Popular perceptions of rock and opera typically place the two traditions on opposite sides of the musical spectrum — so much so that a genre like rock opera could emerge in the 1960s as an oxymoronic novelty. Yet they share wide swaths of common ground when it comes to earnest expression and unabashed sentimentality. Corey Atad drives this point home in his Hazlitt piece on Jim Steinman’s prolific composing career. His biggest hits — from Meat Loaf’s “Bat Out of Hell” to Celine Dion’s “It’s All Coming Back to Me Now” — all proudly wear their emotions on their huge, puffy sleeves.

It’s no accident that Jim Steinman’s songs veer into the theatrical: his roots were in musical theatre. Steinman grew up in love with opera. In the late 1960s, he attended Amherst College in Massachusetts where he worked on several musical projects. In 1969 he wrote and starred in The Dream Engine, an occult rock and roll musical that served as his independent study at Amherst, and featured themes—and even lyrics—which would recur throughout the rest of his career. In fact, more than perhaps any other modern music producer, Steinman’s willingness to pilfer his own work is impressive. The move fits with his Wagnerian influences, prizing leitmotif on top of the grand scope. Looked at another way, his entire career can be seen as one long workshop for a grand musical that was never produced. Songs he’d written for The Dream Engine would go on to be recorded as recently as 2016, in his fourth collaboration with Meat Loaf, Braver Than We Are. The seeds of some of his most famous songs can be found in it, too, including the “turn around” lyric and call-and-response structure that would become central to “Total Eclipse of the Heart.”

The Dream Engine was seen by Joseph Papp, head of the New York Shakespeare Festival, who hired Steinman to stage it professionally. Years of workshopping went nowhere. Eventually Steinman wrote another musical, More Than You Deserve, a lurid Vietnam War story that ran for several weeks at the Public Theater in late 1973. It was on that production that Steinman met Marvin Lee Aday, aka Meat Loaf.
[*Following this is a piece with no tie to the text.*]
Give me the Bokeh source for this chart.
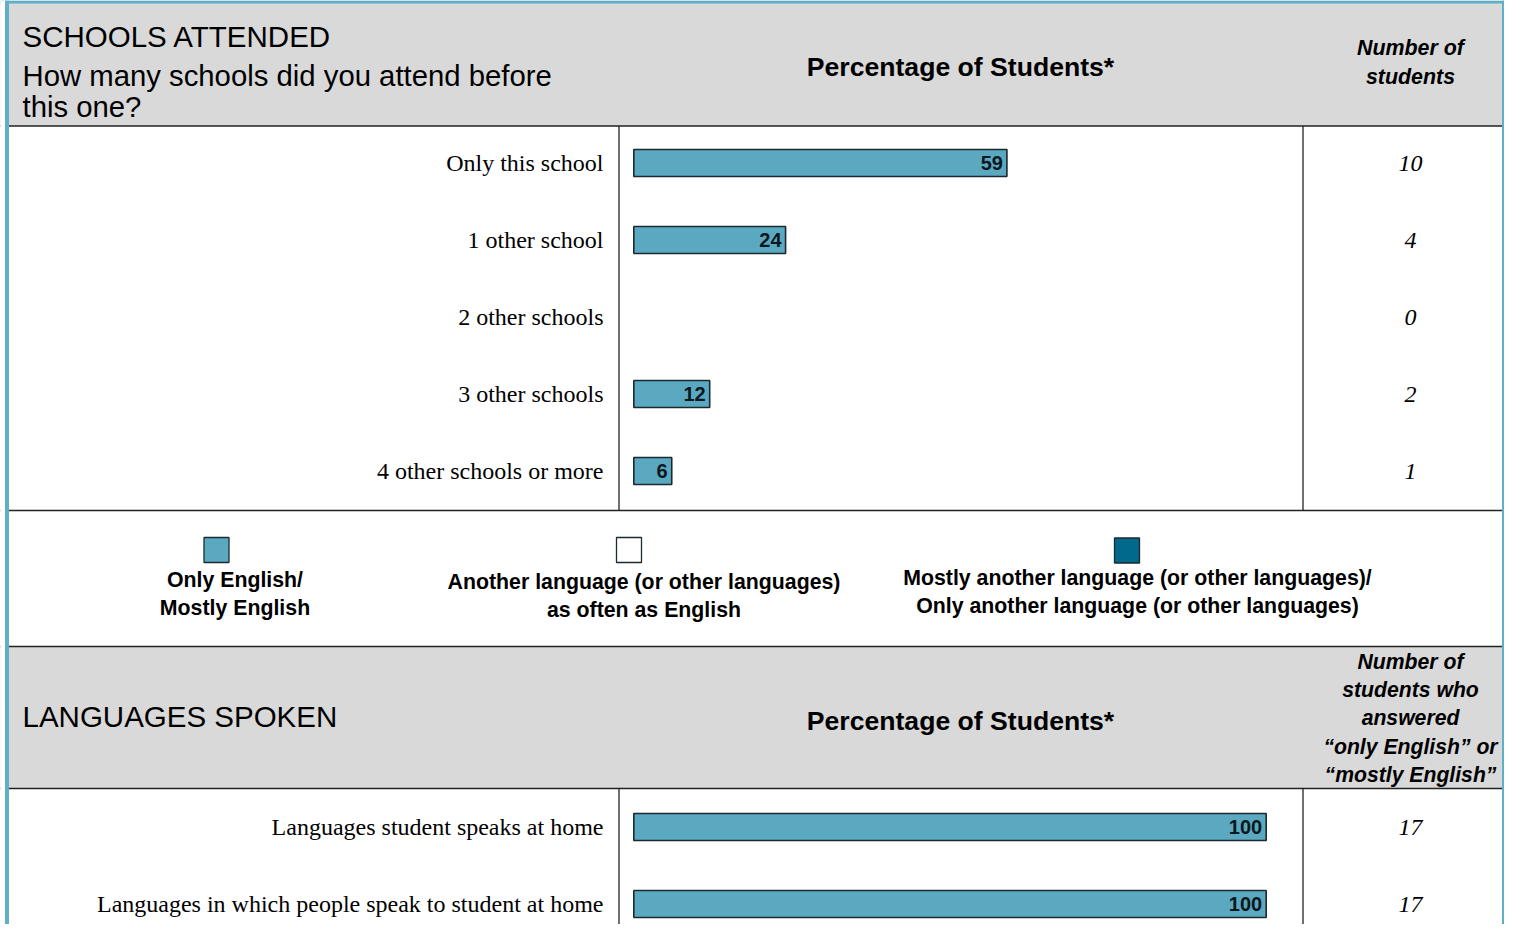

Around the time Meat Loaf was starring in The Rocky Horror Picture Show, he and Steinman collaborated on a series of songs which would eventually become the basis for Bat Out of Hell. The seeds of the album were planted earlier in the decade, while Steinman was at work attempting to reshape The Dream Engine into a Peter Pan-inspired musical called Neverland, a reflection of Steinman’s career-spanning obsession with eternal youth. Though that project never properly got off the ground, it featured work that would later end up on Bat Out of Hell, including the title track. All Steinman needed was a muse to help him bring it all together, and in Meat Loaf he found just that.